TASK TO COMPLETE: Omit all pictures and give the records below again exactly as written.
╭─ GIVEN DATA
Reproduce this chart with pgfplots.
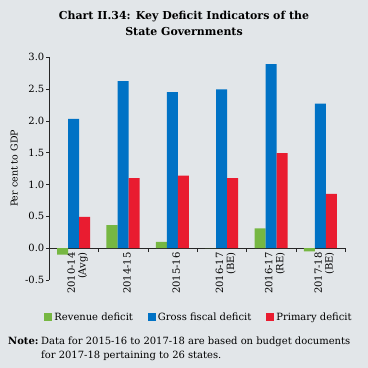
\documentclass[border=0pt]{standalone}
\usepackage{pgfplots}
\pgfplotsset{compat=1.18}
\usepackage{fontspec}
\setmainfont{DejaVu Serif}
\definecolor{bg}{RGB}{226,230,233}
\definecolor{cgreen}{RGB}{118,183,66}
\definecolor{cblue}{RGB}{0,114,197}
\definecolor{cred}{RGB}{233,28,48}
\begin{document}
\begin{tikzpicture}
\fill[bg] (0,0) rectangle (368bp,368bp);
\path[use as bounding box] (0,0) rectangle (368bp,368bp);
\node[anchor=base, font=\fontsize{11}{13}\selectfont\bfseries, inner sep=0pt] at (184bp,348bp) {Chart II.34: Key Deficit Indicators of the};
\node[anchor=base, font=\fontsize{11}{13}\selectfont\bfseries, inner sep=0pt] at (184bp,332bp) {State Governments};
\begin{axis}[
  at={(49bp,88bp)}, anchor=south west,
  scale only axis, width=296bp, height=223bp,
  xmin=-0.5, xmax=5.5, ymin=-0.5, ymax=3.0,
  axis y line=left, axis x line=middle,
  axis line style={-, black!85},
  tick align=outside,
  tick style={black!85},
  major tick length=3bp, minor tick length=4bp,
  ytick={-0.5,0,0.5,1,1.5,2,2.5,3},
  /pgf/number format/assume math mode=true,
  yticklabel style={/pgf/number format/fixed, /pgf/number format/fixed zerofill, /pgf/number format/precision=1, font=\fontsize{10}{11}\selectfont, inner sep=1.5bp},
  xtick={0,1,2,3,4,5},
  major x tick style={draw=none},
  minor xtick={0.5,1.5,2.5,3.5,4.5,5.5},
  xticklabels={{2010-14\\(Avg)},{2014-15},{2015-16},{2016-17\\(BE)},{2016-17\\(RE)},{2017-18\\(BE)}},
  xticklabel style={rotate=90, anchor=east, align=right, font=\fontsize{10}{11}\selectfont, inner sep=1bp, yshift=-4bp},
  ylabel={Per cent to GDP},
  ylabel style={at={(axis description cs:-0.118,0.5)}, anchor=center, font=\fontsize{9.5}{10}\selectfont},
  ybar, bar width=11bp,
  legend style={at={(0.507,-0.17)}, anchor=center, draw=none, fill=none, legend columns=-1, font=\fontsize{10}{11}\selectfont,
    /tikz/every even column/.append style={column sep=13bp}},
  legend image code/.code={\fill[#1] (0bp,-3.5bp) rectangle (8bp,4.5bp);},
]
\addplot[fill=cgreen, draw=none, bar shift=-11bp] coordinates {(0,-0.10) (1,0.36) (2,0.10) (3,0.0) (4,0.31) (5,-0.05)};
\addplot[fill=cblue, draw=none, bar shift=0bp] coordinates {(0,2.03) (1,2.62) (2,2.45) (3,2.49) (4,2.89) (5,2.27)};
\addplot[fill=cred, draw=none, bar shift=11bp] coordinates {(0,0.49) (1,1.10) (2,1.14) (3,1.10) (4,1.49) (5,0.85)};
\legend{Revenue deficit, Gross fiscal deficit, Primary deficit}
\end{axis}
\node[anchor=base west, font=\fontsize{10}{11}\selectfont\bfseries, inner sep=0pt] at (8bp,24bp) {Note:};
\node[anchor=base west, font=\fontsize{10}{11}\selectfont, inner sep=0pt] at (41bp,24bp) {Data for 2015-16 to 2017-18 are based on budget documents};
\node[anchor=base west, font=\fontsize{10}{11}\selectfont, inner sep=0pt] at (41bp,10bp) {for 2017-18 pertaining to 26 states.};
\end{tikzpicture}
\end{document}
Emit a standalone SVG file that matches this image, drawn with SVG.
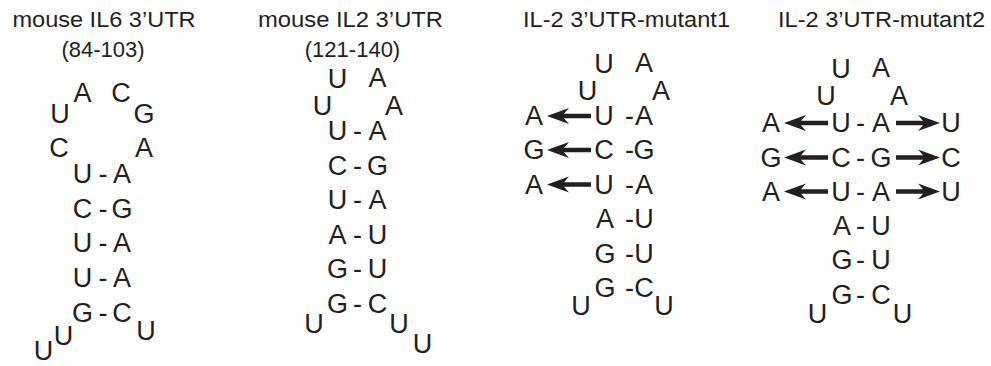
╰─
RESULT FOR THIS TASK:
Reproduce this chart with pgfplots.
\documentclass[border=0pt]{standalone}
\usepackage{pgfplots}
\pgfplotsset{compat=1.18}
\usepackage{fontspec}
\setmainfont{DejaVu Serif}
\definecolor{bg}{RGB}{226,230,233}
\definecolor{cgreen}{RGB}{118,183,66}
\definecolor{cblue}{RGB}{0,114,197}
\definecolor{cred}{RGB}{233,28,48}
\begin{document}
\begin{tikzpicture}
\fill[bg] (0,0) rectangle (368bp,368bp);
\path[use as bounding box] (0,0) rectangle (368bp,368bp);
\node[anchor=base, font=\fontsize{11}{13}\selectfont\bfseries, inner sep=0pt] at (184bp,348bp) {Chart II.34: Key Deficit Indicators of the};
\node[anchor=base, font=\fontsize{11}{13}\selectfont\bfseries, inner sep=0pt] at (184bp,332bp) {State Governments};
\begin{axis}[
  at={(49bp,88bp)}, anchor=south west,
  scale only axis, width=296bp, height=223bp,
  xmin=-0.5, xmax=5.5, ymin=-0.5, ymax=3.0,
  axis y line=left, axis x line=middle,
  axis line style={-, black!85},
  tick align=outside,
  tick style={black!85},
  major tick length=3bp, minor tick length=4bp,
  ytick={-0.5,0,0.5,1,1.5,2,2.5,3},
  /pgf/number format/assume math mode=true,
  yticklabel style={/pgf/number format/fixed, /pgf/number format/fixed zerofill, /pgf/number format/precision=1, font=\fontsize{10}{11}\selectfont, inner sep=1.5bp},
  xtick={0,1,2,3,4,5},
  major x tick style={draw=none},
  minor xtick={0.5,1.5,2.5,3.5,4.5,5.5},
  xticklabels={{2010-14\\(Avg)},{2014-15},{2015-16},{2016-17\\(BE)},{2016-17\\(RE)},{2017-18\\(BE)}},
  xticklabel style={rotate=90, anchor=east, align=right, font=\fontsize{10}{11}\selectfont, inner sep=1bp, yshift=-4bp},
  ylabel={Per cent to GDP},
  ylabel style={at={(axis description cs:-0.118,0.5)}, anchor=center, font=\fontsize{9.5}{10}\selectfont},
  ybar, bar width=11bp,
  legend style={at={(0.507,-0.17)}, anchor=center, draw=none, fill=none, legend columns=-1, font=\fontsize{10}{11}\selectfont,
    /tikz/every even column/.append style={column sep=13bp}},
  legend image code/.code={\fill[#1] (0bp,-3.5bp) rectangle (8bp,4.5bp);},
]
\addplot[fill=cgreen, draw=none, bar shift=-11bp] coordinates {(0,-0.10) (1,0.36) (2,0.10) (3,0.0) (4,0.31) (5,-0.05)};
\addplot[fill=cblue, draw=none, bar shift=0bp] coordinates {(0,2.03) (1,2.62) (2,2.45) (3,2.49) (4,2.89) (5,2.27)};
\addplot[fill=cred, draw=none, bar shift=11bp] coordinates {(0,0.49) (1,1.10) (2,1.14) (3,1.10) (4,1.49) (5,0.85)};
\legend{Revenue deficit, Gross fiscal deficit, Primary deficit}
\end{axis}
\node[anchor=base west, font=\fontsize{10}{11}\selectfont\bfseries, inner sep=0pt] at (8bp,24bp) {Note:};
\node[anchor=base west, font=\fontsize{10}{11}\selectfont, inner sep=0pt] at (41bp,24bp) {Data for 2015-16 to 2017-18 are based on budget documents};
\node[anchor=base west, font=\fontsize{10}{11}\selectfont, inner sep=0pt] at (41bp,10bp) {for 2017-18 pertaining to 26 states.};
\end{tikzpicture}
\end{document}
Emit a standalone SVG file that matches this image, drawn with SVG.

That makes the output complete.